His extended explanation feels as though he’s annotating his next book, but it turns out it’s his next record that he has in mind. “It’s going to be a thematic album,” Svenonius says. “It’s going to be based on this idea that music’s not for everybody. Music is like poker. Not everybody plays poker, and that’s totally fine. There’s no social admonishment toward people that don’t play poker. Similarly, most people probably shouldn’t listen to music, and that’s totally cool. Music is overused, it’s misused, it’s abused, and it’s disrespected.

“I mean, the thing about music is that it shouldn’t be commonplace. And I’m not saying that it’s some holy sacred thing or that it should be like chamber music. I’m not saying that. What I’m saying is that there is this ubiquity that cheapens the experience. When music is being played at every convenience store or gas station, you cease to have any respect for it. If something is that common, it’s worthless. And now music has this worthless aspect to it. It’s like food on a cruise ship where they’re feeding you five times a day.  How good is that food gonna be?”

Though he’ll avoid the personal in his music, these issues of access and control are two subjects that Svenonius enjoys addressing. The topics are written about in his book, woven into his TV interviews, and show up more recently in several tracks on Down with Liberty. It’s difficult to listen to his music without drawing more from them than the rhythmic and repetitive qualities he says he’s aiming for.
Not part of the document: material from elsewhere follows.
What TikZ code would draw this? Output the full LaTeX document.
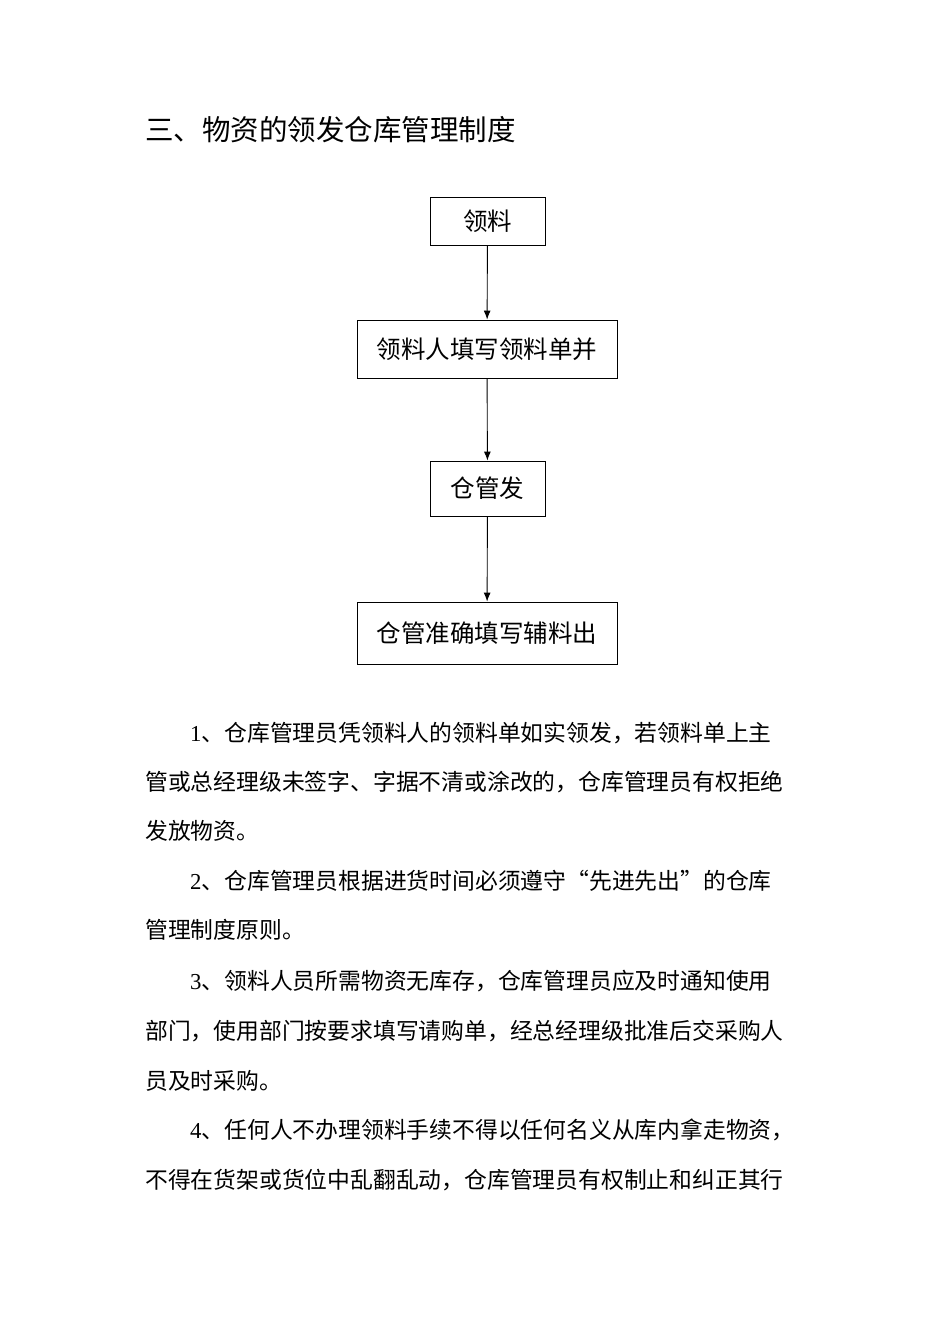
\documentclass[tikz,border=0pt]{standalone}
\usepackage{fontspec}
\setmainfont{Noto Sans CJK SC}
\newfontfamily\numfont{Liberation Serif}
\usetikzlibrary{arrows.meta}
\begin{document}
\begin{tikzpicture}[x=1pt,y=-1pt,
  boxn/.style={draw,line width=0.9pt,inner sep=0pt,font=\fontsize{24.5}{27}\selectfont},
  arr/.style={-{Latex[length=9pt,width=7pt]},line width=0.9pt},
  ln/.style={anchor=west,inner sep=0pt,font=\fontsize{22.8}{26}\selectfont}]
\useasboundingbox (0,0) rectangle (950,1344);
\node[anchor=west,inner sep=0pt,font=\fontsize{28.5}{31}\selectfont] (t) at (145,130) {三、物资的领发仓库管理制度};
\node[boxn,minimum width=115,minimum height=48] (b1) at (487.5,221) {领料};
\node[boxn,minimum width=260,minimum height=58] (b2) at (487,349) {领料人填写领料单并};
\node[boxn,minimum width=115,minimum height=55] (b3) at (487.5,488.5) {仓管发};
\node[boxn,minimum width=260,minimum height=62] (b4) at (487,633) {仓管准确填写辅料出};
\draw[arr] (b1) -- (b2);
\draw[arr] (b2) -- (b3);
\draw[arr] (b3) -- (b4);
\node[ln] (p1) at (190,733) {{\numfont 1}、仓库管理员凭领料人的领料单如实领发，若领料单上主};
\node[ln] (p2) at (145,782) {管或总经理级未签字、字据不清或涂改的，仓库管理员有权拒绝};
\node[ln] (p3) at (145,831) {发放物资。};
\node[ln] (p4) at (190,881) {{\numfont 2}、仓库管理员根据进货时间必须遵守“先进先出”的仓库};
\node[ln] (p5) at (145,930) {管理制度原则。};
\node[ln] (p6) at (190,981) {{\numfont 3}、领料人员所需物资无库存，仓库管理员应及时通知使用};
\node[ln] (p7) at (145,1031) {部门，使用部门按要求填写请购单，经总经理级批准后交采购人};
\node[ln] (p8) at (145,1081) {员及时采购。};
\node[ln] (p9) at (190,1130) {{\numfont 4}、任何人不办理领料手续不得以任何名义从库内拿走物资，};
\node[ln] (p10) at (145,1180) {不得在货架或货位中乱翻乱动，仓库管理员有权制止和纠正其行};
\end{tikzpicture}
\end{document}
Even the singles-like quality of Down with Liberty has a larger story behind it, one having to do with Svenonius’ love of what he calls “garbage.” “I love the fact that there’s so much amazing music out there that’s never been heralded, particularly with 45s,” he says. “You find these things, and nobody cares about them, and it’s perfect. It’s all so much better than anything that I’ve ever done. But it’s also garbage. There’s so much old soul music with this really offhand quality; it feels like somebody made a little joke. It lasts for two minutes. But it sounds wonderful.”

Not so surprisingly, the way Svenonius describes what he looks for in music is exactly the way his music and he, himself, are often described. Some dismiss him as an affable, albeit highly intelligent, jokester, and others dismiss his music as too quaint, affected, or stylized.
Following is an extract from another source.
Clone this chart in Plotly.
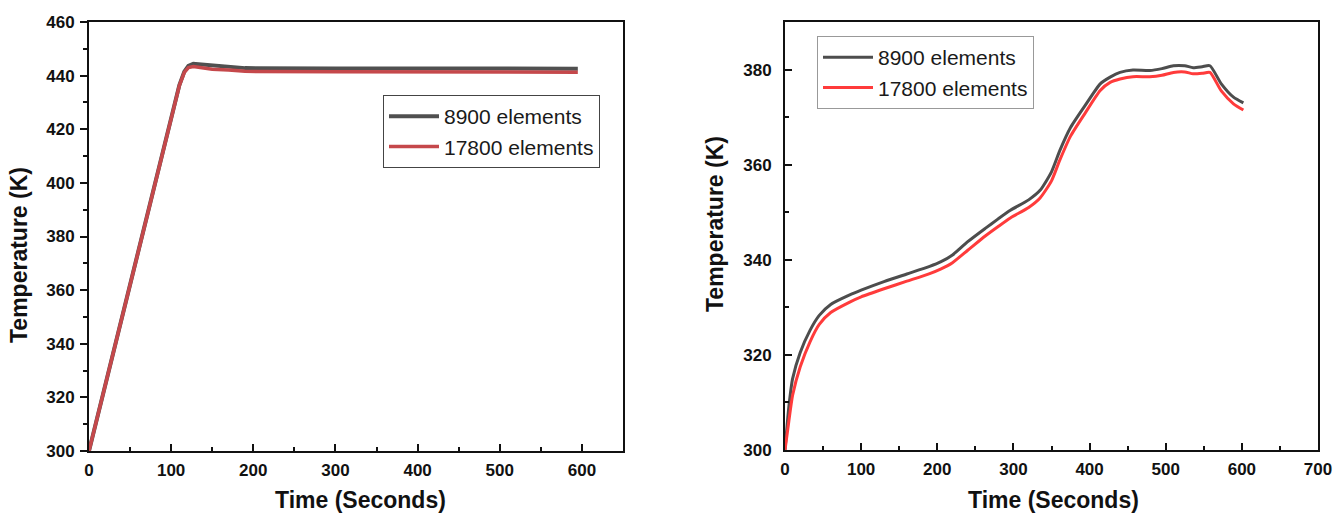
import plotly.graph_objects as go

W, H = 1338, 513

# ---------------- data ----------------
# Left panel
t_left_8900 = [0, 20, 40, 60, 80, 100, 110, 116, 121, 127, 135, 150, 170, 190, 300, 400, 500, 595]
T_left_8900 = [300, 325, 349.5, 374, 399, 424, 436.5, 441.5, 443.6, 444.4, 444.2, 443.6, 443.1, 442.8, 442.7, 442.6, 442.6, 442.6]
t_left_17800 = [0, 20, 40, 60, 80, 100, 110, 116, 121, 127, 135, 150, 170, 190, 300, 400, 500, 595]
T_left_17800 = [300, 325, 349.5, 374, 399, 424, 436.3, 441.2, 443.0, 443.4, 443.0, 442.4, 442.1, 441.6, 441.4, 441.3, 441.3, 441.3]

# Right panel
t_right_8900 = [0, 5, 10, 20, 33, 45, 60, 85, 100, 130, 160, 190, 205, 220, 240, 263, 280, 296, 320, 335,
                350, 361, 375, 394, 414, 427, 440, 457, 479, 495, 510, 525, 536, 548, 558, 573, 589, 602]
T_right_8900 = [300, 309, 315, 320.5, 325.2, 328.3, 330.6, 332.6, 333.6, 335.4, 337, 338.6, 339.6, 341, 343.8, 346.6, 348.6, 350.4, 352.6, 354.6,
                358.5, 363, 367.8, 372.4, 377, 378.4, 379.4, 379.9, 379.8, 380.2, 380.8, 380.8, 380.4, 380.6, 380.8, 377, 374.2, 373.0]
t_right_17800 = [0, 5, 10, 20, 33, 45, 60, 85, 100, 130, 160, 190, 205, 220, 240, 263, 280, 296, 320, 335,
                 350, 361, 375, 394, 414, 427, 440, 457, 479, 495, 510, 525, 536, 548, 558, 573, 589, 602]
T_right_17800 = [300, 306, 311.5, 317.5, 322.8, 326.4, 328.9, 331.1, 332.2, 333.9, 335.5, 337.1, 338.1, 339.4, 342, 345, 347, 348.8, 351, 353,
                 356.6, 361, 366, 370.8, 375.6, 377.3, 378.0, 378.5, 378.5, 378.8, 379.4, 379.5, 379.1, 379.2, 379.4, 375.5, 372.8, 371.5]

series_names = ["8900 elements", "17800 elements"]

# ---------------- figure ----------------
fig = go.Figure()

fig.add_trace(go.Scatter(x=t_left_8900, y=T_left_8900, mode="lines", name=series_names[0],
                         line=dict(color="#505050", width=4), xaxis="x", yaxis="y", legend="legend"))
fig.add_trace(go.Scatter(x=t_left_17800, y=T_left_17800, mode="lines", name=series_names[1],
                         line=dict(color="#c5484b", width=3.5), xaxis="x", yaxis="y", legend="legend"))
fig.add_trace(go.Scatter(x=t_right_8900, y=T_right_8900, mode="lines", name=series_names[0],
                         line=dict(color="#4d4d4d", width=3, shape="spline", smoothing=0.6),
                         xaxis="x2", yaxis="y2", legend="legend2"))
fig.add_trace(go.Scatter(x=t_right_17800, y=T_right_17800, mode="lines", name=series_names[1],
                         line=dict(color="#ff3b3b", width=3, shape="spline", smoothing=0.6),
                         xaxis="x2", yaxis="y2", legend="legend2"))

tickfont = dict(family="Liberation Sans, Arial, sans-serif", size=17, color="#111", weight="bold")

def xax(domain, rng, anchor):
    return dict(domain=domain, range=rng, anchor=anchor, dtick=100, tick0=0,
                ticks="inside", ticklen=7, tickwidth=1.5, tickcolor="#111",
                minor=dict(dtick=50, ticks="inside", ticklen=4, tickwidth=1.5, tickcolor="#111"),
                showline=True, mirror=True, linecolor="#111", linewidth=2,
                showgrid=False, zeroline=False, tickfont=tickfont, ticklabelstandoff=3,
                automargin=False, fixedrange=True)

def yax(domain, rng, anchor, ticks):
    return dict(domain=domain, range=rng, anchor=anchor, dtick=20, tick0=300,
                ticks=ticks, ticklen=7, tickwidth=1.5, tickcolor="#111",
                minor=dict(dtick=10, ticks=ticks, ticklen=4, tickwidth=1.5, tickcolor="#111"),
                showline=True, mirror=True, linecolor="#111", linewidth=2,
                showgrid=False, zeroline=False, tickfont=tickfont,
                ticklabelstandoff=(2 if ticks == "outside" else 8),
                automargin=False, fixedrange=True)

left_x = [89 / W, 623 / W]
right_x = [785 / W, 1318 / W]
left_y = [1 - 451 / H, 1 - 22 / H]
right_y = [1 - 450 / H, 1 - 22 / H]

legfont = dict(family="Liberation Sans, Arial, sans-serif", size=21, color="#1a1a1a")

fig.update_layout(
    width=W, height=H,
    margin=dict(l=0, r=0, t=0, b=0),
    paper_bgcolor="white", plot_bgcolor="white",
    xaxis=xax(left_x, [0, 650], "y"),
    yaxis=yax(left_y, [300, 460], "x", "outside"),
    xaxis2=xax(right_x, [0, 700], "y2"),
    yaxis2=yax(right_y, [300, 390], "x2", "inside"),
    legend=dict(x=383 / W, y=1 - 95 / H, xanchor="left", yanchor="top",
                bgcolor="rgba(255,255,255,0)", bordercolor="#444", borderwidth=1,
                font=legfont, itemwidth=50, tracegroupgap=0),
    legend2=dict(x=817 / W, y=1 - 36 / H, xanchor="left", yanchor="top",
                 bgcolor="rgba(255,255,255,0)", bordercolor="#999", borderwidth=1,
                 font=legfont, itemwidth=50, tracegroupgap=0),
    showlegend=True,
)

titlefont = dict(family="Liberation Sans, Arial, sans-serif", size=23, color="#111", weight="bold")
ytitlefont = dict(family="Liberation Sans, Arial, sans-serif", size=23, color="#111", weight="bold")

fig.add_annotation(text="Time (Seconds)", x=360 / W, y=1 - 500 / H, xref="paper", yref="paper",
                   showarrow=False, xanchor="center", yanchor="middle", font=titlefont)
fig.add_annotation(text="Time (Seconds)", x=1053 / W, y=1 - 500 / H, xref="paper", yref="paper",
                   showarrow=False, xanchor="center", yanchor="middle", font=titlefont)
fig.add_annotation(text="Temperature (K)", x=19 / W, y=1 - 255 / H, xref="paper", yref="paper",
                   showarrow=False, xanchor="center", yanchor="middle", textangle=-90, font=ytitlefont)
fig.add_annotation(text="Temperature (K)", x=715 / W, y=1 - 224 / H, xref="paper", yref="paper",
                   showarrow=False, xanchor="center", yanchor="middle", textangle=-90, font=ytitlefont)

fig.write_html("out.html", config={"displayModeBar": False},
               post_script="document.body.style.margin='0px';document.body.style.overflow='hidden';")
The thing with Svenonius, however, and what makes him such an alluring interviewer, performer, and artist, is that he understands this, but he also understands, even if he’s too modest to say so, why people enjoy his work and, by extension, Svenonius as an artist.

“Records should be engaging,” he says. “There should be some mystery. And they should be a little grotesque and funny — for me. Some people like music in a really different way and they want to hear something that’s a bummer. That’s not my trip; that’s not my bag, as they say. But also, music is dangerous. It’s like a drug; these short songs are something that you can’t get enough of. It’s like crack. You’re smoking crack with these records, because you’re like, ‘Oh, it’s so good.’ You want to put on another one.”